Source code of charts
— START —
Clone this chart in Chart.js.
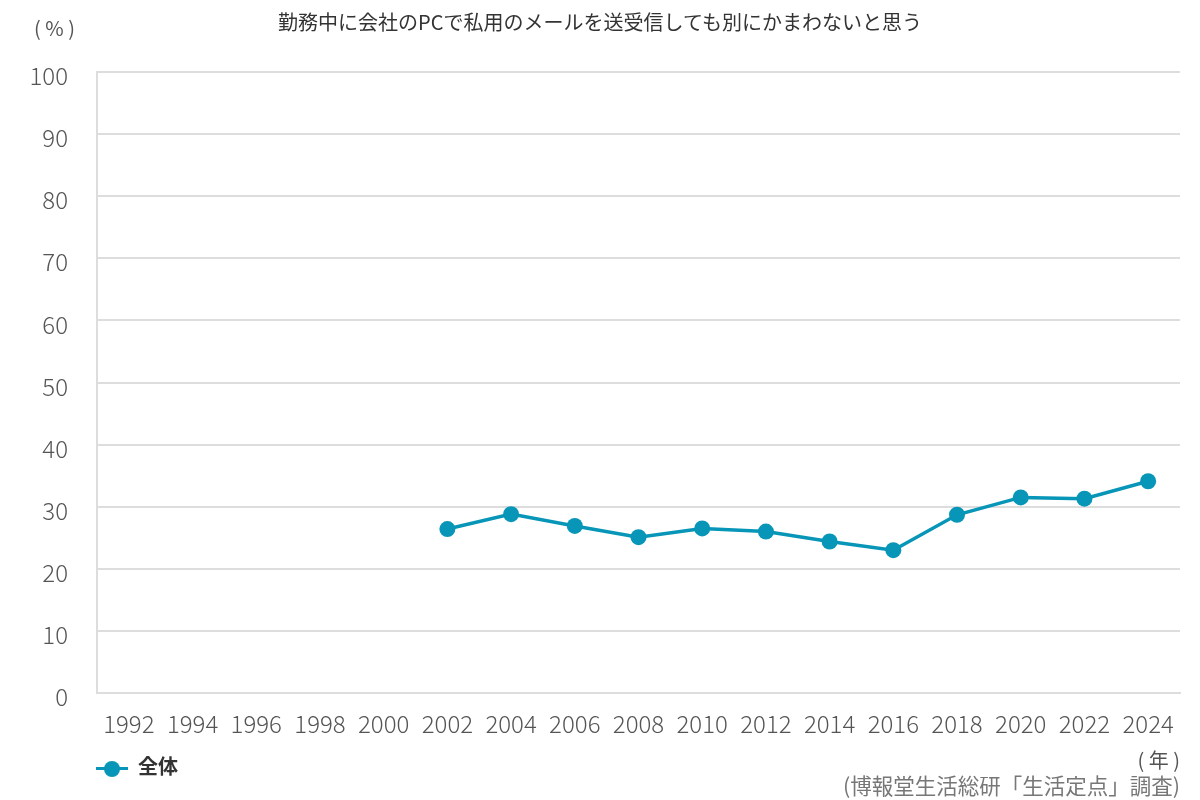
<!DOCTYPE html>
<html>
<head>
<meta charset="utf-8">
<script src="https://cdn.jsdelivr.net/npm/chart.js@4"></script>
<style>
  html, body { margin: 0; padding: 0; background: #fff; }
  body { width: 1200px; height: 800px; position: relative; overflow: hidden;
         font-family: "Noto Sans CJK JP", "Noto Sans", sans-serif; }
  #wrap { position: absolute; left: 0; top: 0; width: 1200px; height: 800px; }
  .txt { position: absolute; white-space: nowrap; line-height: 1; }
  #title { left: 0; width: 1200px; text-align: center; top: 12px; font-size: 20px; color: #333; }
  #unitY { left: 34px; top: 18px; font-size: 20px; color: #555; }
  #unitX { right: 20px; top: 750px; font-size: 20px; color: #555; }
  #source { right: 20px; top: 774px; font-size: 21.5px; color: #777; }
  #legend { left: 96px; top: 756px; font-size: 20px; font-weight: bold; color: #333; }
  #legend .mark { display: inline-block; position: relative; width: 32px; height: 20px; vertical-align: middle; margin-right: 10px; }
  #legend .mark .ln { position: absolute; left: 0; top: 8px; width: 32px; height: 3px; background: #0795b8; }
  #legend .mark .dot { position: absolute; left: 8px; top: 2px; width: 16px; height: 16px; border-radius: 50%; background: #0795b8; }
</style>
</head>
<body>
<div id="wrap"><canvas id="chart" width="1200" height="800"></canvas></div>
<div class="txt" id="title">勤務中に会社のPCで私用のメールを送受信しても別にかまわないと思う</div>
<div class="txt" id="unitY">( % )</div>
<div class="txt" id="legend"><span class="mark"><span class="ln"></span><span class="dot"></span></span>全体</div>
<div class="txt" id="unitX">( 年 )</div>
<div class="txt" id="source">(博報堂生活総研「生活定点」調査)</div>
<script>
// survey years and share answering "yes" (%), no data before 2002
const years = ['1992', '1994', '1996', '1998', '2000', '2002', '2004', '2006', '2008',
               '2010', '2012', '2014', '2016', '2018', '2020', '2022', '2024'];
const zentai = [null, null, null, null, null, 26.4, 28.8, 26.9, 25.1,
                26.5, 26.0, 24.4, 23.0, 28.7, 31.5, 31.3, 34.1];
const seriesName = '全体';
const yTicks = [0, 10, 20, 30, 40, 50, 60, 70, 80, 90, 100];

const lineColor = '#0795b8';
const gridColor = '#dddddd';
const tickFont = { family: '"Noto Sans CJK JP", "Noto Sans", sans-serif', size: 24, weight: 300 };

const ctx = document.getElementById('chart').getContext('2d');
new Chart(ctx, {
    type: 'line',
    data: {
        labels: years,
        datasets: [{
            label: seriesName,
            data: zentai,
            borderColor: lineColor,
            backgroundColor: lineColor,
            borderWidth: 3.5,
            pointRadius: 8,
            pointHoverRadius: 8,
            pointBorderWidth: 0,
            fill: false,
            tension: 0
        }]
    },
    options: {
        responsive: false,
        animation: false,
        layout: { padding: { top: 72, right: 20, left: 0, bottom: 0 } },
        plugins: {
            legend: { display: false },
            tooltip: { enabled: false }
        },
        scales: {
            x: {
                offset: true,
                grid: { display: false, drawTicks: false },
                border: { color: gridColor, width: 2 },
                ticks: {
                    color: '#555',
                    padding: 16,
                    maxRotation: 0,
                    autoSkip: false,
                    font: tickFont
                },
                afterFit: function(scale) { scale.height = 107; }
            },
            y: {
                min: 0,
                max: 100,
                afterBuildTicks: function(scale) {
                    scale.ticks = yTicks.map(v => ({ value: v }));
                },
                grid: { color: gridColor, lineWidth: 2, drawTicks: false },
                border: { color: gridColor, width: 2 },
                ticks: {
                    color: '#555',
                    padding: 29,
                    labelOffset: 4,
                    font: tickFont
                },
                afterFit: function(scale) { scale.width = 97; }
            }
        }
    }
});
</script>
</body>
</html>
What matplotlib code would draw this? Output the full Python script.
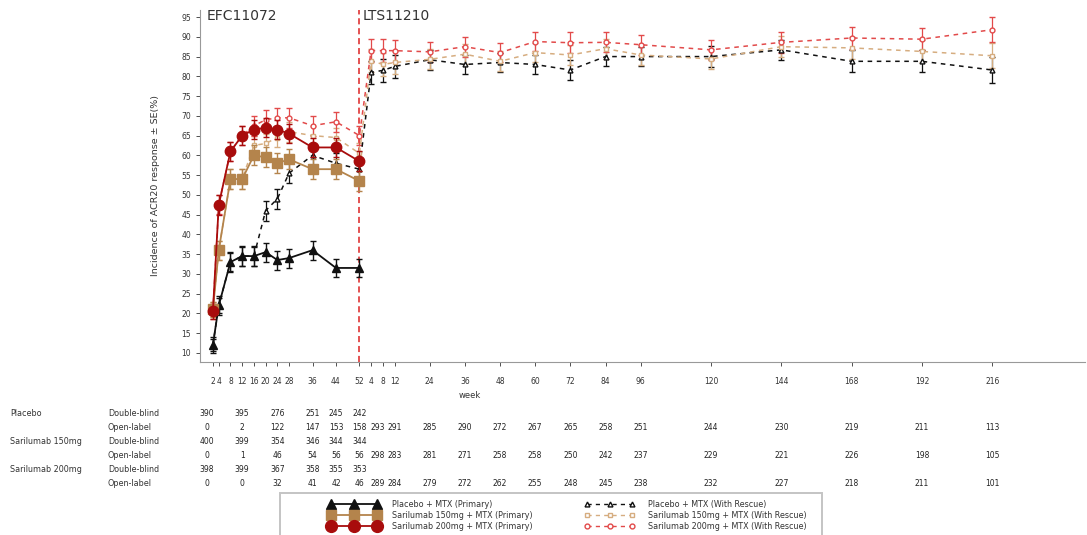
— END —
WHAT YOU NEED TO DO | Repeat the lines above exactly, and keep every picture out.

THE RESPONSE |
Clone this chart in Chart.js.
<!DOCTYPE html>
<html>
<head>
<meta charset="utf-8">
<script src="https://cdn.jsdelivr.net/npm/chart.js@4"></script>
<style>
  html, body { margin: 0; padding: 0; background: #fff; }
  body { width: 1200px; height: 800px; position: relative; overflow: hidden;
         font-family: "Noto Sans CJK JP", "Noto Sans", sans-serif; }
  #wrap { position: absolute; left: 0; top: 0; width: 1200px; height: 800px; }
  .txt { position: absolute; white-space: nowrap; line-height: 1; }
  #title { left: 0; width: 1200px; text-align: center; top: 12px; font-size: 20px; color: #333; }
  #unitY { left: 34px; top: 18px; font-size: 20px; color: #555; }
  #unitX { right: 20px; top: 750px; font-size: 20px; color: #555; }
  #source { right: 20px; top: 774px; font-size: 21.5px; color: #777; }
  #legend { left: 96px; top: 756px; font-size: 20px; font-weight: bold; color: #333; }
  #legend .mark { display: inline-block; position: relative; width: 32px; height: 20px; vertical-align: middle; margin-right: 10px; }
  #legend .mark .ln { position: absolute; left: 0; top: 8px; width: 32px; height: 3px; background: #0795b8; }
  #legend .mark .dot { position: absolute; left: 8px; top: 2px; width: 16px; height: 16px; border-radius: 50%; background: #0795b8; }
</style>
</head>
<body>
<div id="wrap"><canvas id="chart" width="1200" height="800"></canvas></div>
<div class="txt" id="title">勤務中に会社のPCで私用のメールを送受信しても別にかまわないと思う</div>
<div class="txt" id="unitY">( % )</div>
<div class="txt" id="legend"><span class="mark"><span class="ln"></span><span class="dot"></span></span>全体</div>
<div class="txt" id="unitX">( 年 )</div>
<div class="txt" id="source">(博報堂生活総研「生活定点」調査)</div>
<script>
// survey years and share answering "yes" (%), no data before 2002
const years = ['1992', '1994', '1996', '1998', '2000', '2002', '2004', '2006', '2008',
               '2010', '2012', '2014', '2016', '2018', '2020', '2022', '2024'];
const zentai = [null, null, null, null, null, 26.4, 28.8, 26.9, 25.1,
                26.5, 26.0, 24.4, 23.0, 28.7, 31.5, 31.3, 34.1];
const seriesName = '全体';
const yTicks = [0, 10, 20, 30, 40, 50, 60, 70, 80, 90, 100];

const lineColor = '#0795b8';
const gridColor = '#dddddd';
const tickFont = { family: '"Noto Sans CJK JP", "Noto Sans", sans-serif', size: 24, weight: 300 };

const ctx = document.getElementById('chart').getContext('2d');
new Chart(ctx, {
    type: 'line',
    data: {
        labels: years,
        datasets: [{
            label: seriesName,
            data: zentai,
            borderColor: lineColor,
            backgroundColor: lineColor,
            borderWidth: 3.5,
            pointRadius: 8,
            pointHoverRadius: 8,
            pointBorderWidth: 0,
            fill: false,
            tension: 0
        }]
    },
    options: {
        responsive: false,
        animation: false,
        layout: { padding: { top: 72, right: 20, left: 0, bottom: 0 } },
        plugins: {
            legend: { display: false },
            tooltip: { enabled: false }
        },
        scales: {
            x: {
                offset: true,
                grid: { display: false, drawTicks: false },
                border: { color: gridColor, width: 2 },
                ticks: {
                    color: '#555',
                    padding: 16,
                    maxRotation: 0,
                    autoSkip: false,
                    font: tickFont
                },
                afterFit: function(scale) { scale.height = 107; }
            },
            y: {
                min: 0,
                max: 100,
                afterBuildTicks: function(scale) {
                    scale.ticks = yTicks.map(v => ({ value: v }));
                },
                grid: { color: gridColor, lineWidth: 2, drawTicks: false },
                border: { color: gridColor, width: 2 },
                ticks: {
                    color: '#555',
                    padding: 29,
                    labelOffset: 4,
                    font: tickFont
                },
                afterFit: function(scale) { scale.width = 97; }
            }
        }
    }
});
</script>
</body>
</html>
What matplotlib code would draw this? Output the full Python script.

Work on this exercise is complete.